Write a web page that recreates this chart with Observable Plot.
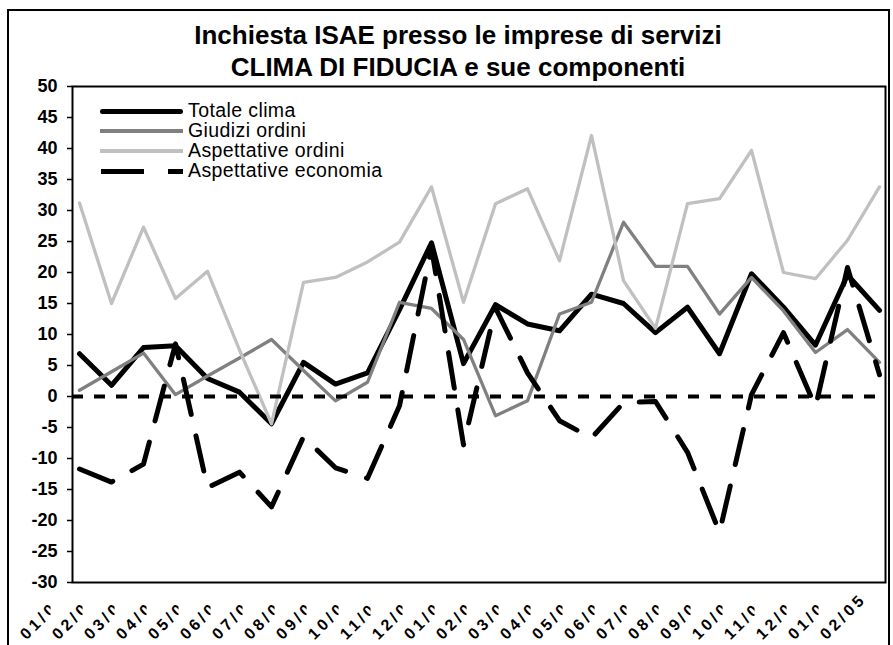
<!DOCTYPE html>
<html><head><meta charset="utf-8">
<script src="https://cdn.jsdelivr.net/npm/d3@7"></script>
<script src="https://cdn.jsdelivr.net/npm/@observablehq/plot@0.6"></script>
<style>
html,body{margin:0;padding:0;background:#fff;width:893px;height:645px;overflow:hidden;font-family:"Liberation Sans",Arial,sans-serif;}
#wrap{position:relative;width:893px;height:645px;overflow:hidden;}
#border{position:absolute;left:7px;top:9px;width:883px;height:700px;border:2px solid #000;box-sizing:border-box;}
.title{position:absolute;left:0;width:916px;text-align:center;font-weight:bold;font-size:26px;line-height:32px;color:#000;white-space:nowrap;}
#chart{position:absolute;left:0;top:80px;}
#legend{position:absolute;left:0;top:0;width:0;height:0;}
.lrow{position:absolute;left:0;height:20px;width:420px;}
.ltext{position:absolute;left:188px;top:0;font-size:19.5px;line-height:19px;height:19px;letter-spacing:0.4px;color:#000;white-space:nowrap;}
.sw{position:absolute;}
</style></head>
<body><div id="wrap">
<div id="border"></div>
<div class="title" style="top:19px">Inchiesta ISAE presso le imprese di servizi</div>
<div class="title" style="top:51px">CLIMA DI FIDUCIA e sue componenti</div>
<div id="chart"></div>
<div id="legend"></div>
</div>
<script>
// categories (month/year)
const months = ["01/03","02/03","03/03","04/03","05/03","06/03","07/03","08/03","09/03","10/03","11/03","12/03",
                "01/04","02/04","03/04","04/04","05/04","06/04","07/04","08/04","09/04","10/04","11/04","12/04",
                "01/05","02/05"];
const seriesNames = ["Totale clima","Giudizi ordini","Aspettative ordini","Aspettative economia"];
const totaleClima = [6.9, 1.8, 7.9, 8.2, 2.9, 0.7, -4.4, 5.5, 2.0, 3.8, 14.0, 24.8, 5.3, 14.8, 11.7, 10.6, 16.5, 15.0, 10.3, 14.4, 6.9, 19.8, 14.4, 8.3, 19.6, 13.9];
const giudiziOrdini = [1.0, 4.0, 7.0, 0.3, 3.3, 6.2, 9.2, 4.2, -0.7, 2.3, 15.2, 14.2, 9.2, -3.1, -0.7, 13.3, 15.2, 28.1, 21.0, 21.0, 13.3, 19.2, 13.8, 7.1, 10.8, 5.5];
const aspettativeOrdini = [31.2, 15.0, 27.3, 15.8, 20.2, 7.5, -4.4, 18.4, 19.2, 21.7, 24.9, 33.8, 15.2, 31.1, 33.5, 21.9, 42.1, 18.7, 11.0, 31.1, 31.9, 39.7, 20.0, 19.0, 25.2, 33.8];
const aspettativeEconomia = [-11.7, -13.8, -10.9, 8.5, -14.7, -12.2, -17.8, -6.5, -11.5, -13.2, -1.5, 24.0, -7.8, 14.3, 3.8, -3.9, -6.7, -1.0, -0.8, -9.0, -21.9, 0.3, 10.3, -1.7, 20.8, 3.5];
const yTicks = d3.range(-30, 51, 5);

const seriesValues = [totaleClima, giudiziOrdini, aspettativeOrdini, aspettativeEconomia];
const seriesStyle = [
  {stroke:"#000000", strokeWidth:5},
  {stroke:"#808080", strokeWidth:3.3},
  {stroke:"#c0c0c0", strokeWidth:3.3},
  {stroke:"#000000", strokeWidth:5, strokeDasharray:"36,22"}
];
const rows = (vals, name) => months.map((m, i) => ({m, v: vals[i], s: name}));

const lineMarks = seriesValues.map((vals, k) =>
  Plot.line(rows(vals, seriesNames[k]), {x: "m", y: "v", strokeLinejoin: "round", ...seriesStyle[k]}));

const chart = Plot.plot({
  width: 893, height: 565,
  marginLeft: 72, marginRight: 8, marginTop: 6, marginBottom: 63,
  x: {type: "point", domain: months, padding: 0, axis: null},
  y: {domain: [-30, 50], axis: null},
  style: {fontFamily: "'Liberation Sans', Arial, sans-serif", background: "transparent", overflow: "visible", color: "#000"},
  marks: [
    Plot.axisY({ticks: yTicks, tickSize: 5, tickPadding: 10, fontSize: 18, fontWeight: "bold",
                label: null, tickFormat: d => String(d), strokeWidth: 1.5}),
    ...lineMarks,
    Plot.ruleY([0], {stroke: "#000", strokeWidth: 4, strokeDasharray: "11,11"}),
    Plot.frame({stroke: "#000", strokeWidth: 2}),
    Plot.text(months, {x: d => d, frameAnchor: "bottom", dx: -53, dy: 58, rotate: -45,
                       textAnchor: "start", lineAnchor: "bottom", fontWeight: "bold", fontSize: 16, fill: "#000"})
  ]
});
document.getElementById("chart").appendChild(chart);

// clip month labels like the reference (each one cut by the next category)
const svg = d3.select(chart);
let defs = svg.select("defs");
if (defs.empty()) defs = svg.insert("defs", ":first-child");
const labelTexts = svg.selectAll("text").filter(function(){ return /^\d\d\/\d\d$/.test(this.textContent.trim()); });
const n = labelTexts.size();
labelTexts.each(function(d, i){
  d3.select(this).style("letter-spacing", "3.5px");
  if (i === n - 1) return;
  const tr = (this.getAttribute("transform") || "").match(/translate\(\s*([-\d.]+)[ ,]+([-\d.]+)\s*\)/);
  if (!tr) return;
  const tx = +tr[1], ty = +tr[2];
  const id = "lclip" + i;
  defs.append("clipPath").attr("id", id).attr("clipPathUnits", "userSpaceOnUse")
    .append("rect").attr("x", tx - 300).attr("y", ty - 300).attr("width", 324).attr("height", 600);
  const g = document.createElementNS("http://www.w3.org/2000/svg", "g");
  g.setAttribute("clip-path", `url(#${id})`);
  this.parentNode.insertBefore(g, this);
  g.appendChild(this);
});

// legend
const legendY = [111, 131, 151, 171];
const leg = document.getElementById("legend");
seriesNames.forEach((name, k) => {
  const row = document.createElement("div");
  row.className = "lrow";
  row.style.top = (legendY[k] - 10) + "px";
  const st = seriesStyle[k];
  const h = st.strokeWidth;
  const addSw = (x0, x1) => {
    const s = document.createElement("div");
    s.className = "sw";
    s.style.left = x0 + "px"; s.style.width = (x1 - x0) + "px";
    s.style.top = (10 - h / 2) + "px"; s.style.height = h + "px";
    s.style.background = st.stroke;
    if (k === 0) s.style.borderRadius = "3px";
    row.appendChild(s);
  };
  if (st.strokeDasharray) { addSw(101, 144); addSw(168, 183); } else { addSw(100, 183); }
  const t = document.createElement("div");
  t.className = "ltext";
  t.style.top = "0px";
  t.textContent = name;
  row.appendChild(t);
  leg.appendChild(row);
});
</script>
</body></html>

———

→ **What to do**
Copy the listing exactly. Any image in it stays out of the copy.

→ **Correct answer**
Write a web page that recreates this chart with Observable Plot.
<!DOCTYPE html>
<html><head><meta charset="utf-8">
<script src="https://cdn.jsdelivr.net/npm/d3@7"></script>
<script src="https://cdn.jsdelivr.net/npm/@observablehq/plot@0.6"></script>
<style>
html,body{margin:0;padding:0;background:#fff;width:893px;height:645px;overflow:hidden;font-family:"Liberation Sans",Arial,sans-serif;}
#wrap{position:relative;width:893px;height:645px;overflow:hidden;}
#border{position:absolute;left:7px;top:9px;width:883px;height:700px;border:2px solid #000;box-sizing:border-box;}
.title{position:absolute;left:0;width:916px;text-align:center;font-weight:bold;font-size:26px;line-height:32px;color:#000;white-space:nowrap;}
#chart{position:absolute;left:0;top:80px;}
#legend{position:absolute;left:0;top:0;width:0;height:0;}
.lrow{position:absolute;left:0;height:20px;width:420px;}
.ltext{position:absolute;left:188px;top:0;font-size:19.5px;line-height:19px;height:19px;letter-spacing:0.4px;color:#000;white-space:nowrap;}
.sw{position:absolute;}
</style></head>
<body><div id="wrap">
<div id="border"></div>
<div class="title" style="top:19px">Inchiesta ISAE presso le imprese di servizi</div>
<div class="title" style="top:51px">CLIMA DI FIDUCIA e sue componenti</div>
<div id="chart"></div>
<div id="legend"></div>
</div>
<script>
// categories (month/year)
const months = ["01/03","02/03","03/03","04/03","05/03","06/03","07/03","08/03","09/03","10/03","11/03","12/03",
                "01/04","02/04","03/04","04/04","05/04","06/04","07/04","08/04","09/04","10/04","11/04","12/04",
                "01/05","02/05"];
const seriesNames = ["Totale clima","Giudizi ordini","Aspettative ordini","Aspettative economia"];
const totaleClima = [6.9, 1.8, 7.9, 8.2, 2.9, 0.7, -4.4, 5.5, 2.0, 3.8, 14.0, 24.8, 5.3, 14.8, 11.7, 10.6, 16.5, 15.0, 10.3, 14.4, 6.9, 19.8, 14.4, 8.3, 19.6, 13.9];
const giudiziOrdini = [1.0, 4.0, 7.0, 0.3, 3.3, 6.2, 9.2, 4.2, -0.7, 2.3, 15.2, 14.2, 9.2, -3.1, -0.7, 13.3, 15.2, 28.1, 21.0, 21.0, 13.3, 19.2, 13.8, 7.1, 10.8, 5.5];
const aspettativeOrdini = [31.2, 15.0, 27.3, 15.8, 20.2, 7.5, -4.4, 18.4, 19.2, 21.7, 24.9, 33.8, 15.2, 31.1, 33.5, 21.9, 42.1, 18.7, 11.0, 31.1, 31.9, 39.7, 20.0, 19.0, 25.2, 33.8];
const aspettativeEconomia = [-11.7, -13.8, -10.9, 8.5, -14.7, -12.2, -17.8, -6.5, -11.5, -13.2, -1.5, 24.0, -7.8, 14.3, 3.8, -3.9, -6.7, -1.0, -0.8, -9.0, -21.9, 0.3, 10.3, -1.7, 20.8, 3.5];
const yTicks = d3.range(-30, 51, 5);

const seriesValues = [totaleClima, giudiziOrdini, aspettativeOrdini, aspettativeEconomia];
const seriesStyle = [
  {stroke:"#000000", strokeWidth:5},
  {stroke:"#808080", strokeWidth:3.3},
  {stroke:"#c0c0c0", strokeWidth:3.3},
  {stroke:"#000000", strokeWidth:5, strokeDasharray:"36,22"}
];
const rows = (vals, name) => months.map((m, i) => ({m, v: vals[i], s: name}));

const lineMarks = seriesValues.map((vals, k) =>
  Plot.line(rows(vals, seriesNames[k]), {x: "m", y: "v", strokeLinejoin: "round", ...seriesStyle[k]}));

const chart = Plot.plot({
  width: 893, height: 565,
  marginLeft: 72, marginRight: 8, marginTop: 6, marginBottom: 63,
  x: {type: "point", domain: months, padding: 0, axis: null},
  y: {domain: [-30, 50], axis: null},
  style: {fontFamily: "'Liberation Sans', Arial, sans-serif", background: "transparent", overflow: "visible", color: "#000"},
  marks: [
    Plot.axisY({ticks: yTicks, tickSize: 5, tickPadding: 10, fontSize: 18, fontWeight: "bold",
                label: null, tickFormat: d => String(d), strokeWidth: 1.5}),
    ...lineMarks,
    Plot.ruleY([0], {stroke: "#000", strokeWidth: 4, strokeDasharray: "11,11"}),
    Plot.frame({stroke: "#000", strokeWidth: 2}),
    Plot.text(months, {x: d => d, frameAnchor: "bottom", dx: -53, dy: 58, rotate: -45,
                       textAnchor: "start", lineAnchor: "bottom", fontWeight: "bold", fontSize: 16, fill: "#000"})
  ]
});
document.getElementById("chart").appendChild(chart);

// clip month labels like the reference (each one cut by the next category)
const svg = d3.select(chart);
let defs = svg.select("defs");
if (defs.empty()) defs = svg.insert("defs", ":first-child");
const labelTexts = svg.selectAll("text").filter(function(){ return /^\d\d\/\d\d$/.test(this.textContent.trim()); });
const n = labelTexts.size();
labelTexts.each(function(d, i){
  d3.select(this).style("letter-spacing", "3.5px");
  if (i === n - 1) return;
  const tr = (this.getAttribute("transform") || "").match(/translate\(\s*([-\d.]+)[ ,]+([-\d.]+)\s*\)/);
  if (!tr) return;
  const tx = +tr[1], ty = +tr[2];
  const id = "lclip" + i;
  defs.append("clipPath").attr("id", id).attr("clipPathUnits", "userSpaceOnUse")
    .append("rect").attr("x", tx - 300).attr("y", ty - 300).attr("width", 324).attr("height", 600);
  const g = document.createElementNS("http://www.w3.org/2000/svg", "g");
  g.setAttribute("clip-path", `url(#${id})`);
  this.parentNode.insertBefore(g, this);
  g.appendChild(this);
});

// legend
const legendY = [111, 131, 151, 171];
const leg = document.getElementById("legend");
seriesNames.forEach((name, k) => {
  const row = document.createElement("div");
  row.className = "lrow";
  row.style.top = (legendY[k] - 10) + "px";
  const st = seriesStyle[k];
  const h = st.strokeWidth;
  const addSw = (x0, x1) => {
    const s = document.createElement("div");
    s.className = "sw";
    s.style.left = x0 + "px"; s.style.width = (x1 - x0) + "px";
    s.style.top = (10 - h / 2) + "px"; s.style.height = h + "px";
    s.style.background = st.stroke;
    if (k === 0) s.style.borderRadius = "3px";
    row.appendChild(s);
  };
  if (st.strokeDasharray) { addSw(101, 144); addSw(168, 183); } else { addSw(100, 183); }
  const t = document.createElement("div");
  t.className = "ltext";
  t.style.top = "0px";
  t.textContent = name;
  row.appendChild(t);
  leg.appendChild(row);
});
</script>
</body></html>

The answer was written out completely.